Supernatants from reactivated HHV-6 cells conferred antiviral protection against influenza-A and HSV-1 in naive cells.
Blood serum from 10 ME/CFS patients reproduced both the mitochondrial fragmentation pattern and antiviral state in cell assays.
Inferred Conclusions
HHV-6 reactivation activates a cell danger response that prioritizes antiviral defense at the expense of energy metabolism and mitochondrial function.
The mitochondrial fragmentation and metabolic suppression pattern seen in ME/CFS patient serum suggests HHV-6 reactivation may be involved in ME/CFS pathogenesis.
HHV-6-induced metabolic changes create a trade-off: protection against viral superinfection but severe compromise of cellular energy production.
Remaining Questions
Does HHV-6 reactivation directly cause ME/CFS, or does it trigger the condition only in genetically or immunologically susceptible individuals?
What other factors or co-triggers might be necessary alongside HHV-6 reactivation to produce the full ME/CFS clinical syndrome?

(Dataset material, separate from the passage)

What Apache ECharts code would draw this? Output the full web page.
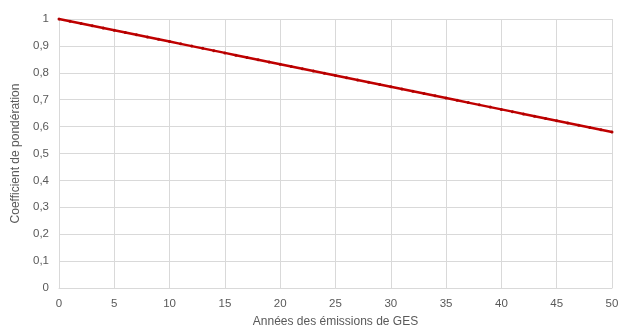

What This Study Does Not Prove
This study does not prove that HHV-6 reactivation causes ME/CFS in all patients, as correlation and laboratory findings do not establish causation in the complex multifactorial disease. The work does not explain why some individuals with HHV-6 reactivation develop ME/CFS while others do not, nor does it exclude other triggers. Additionally, cell culture findings may not fully translate to the complex human immune and metabolic environment.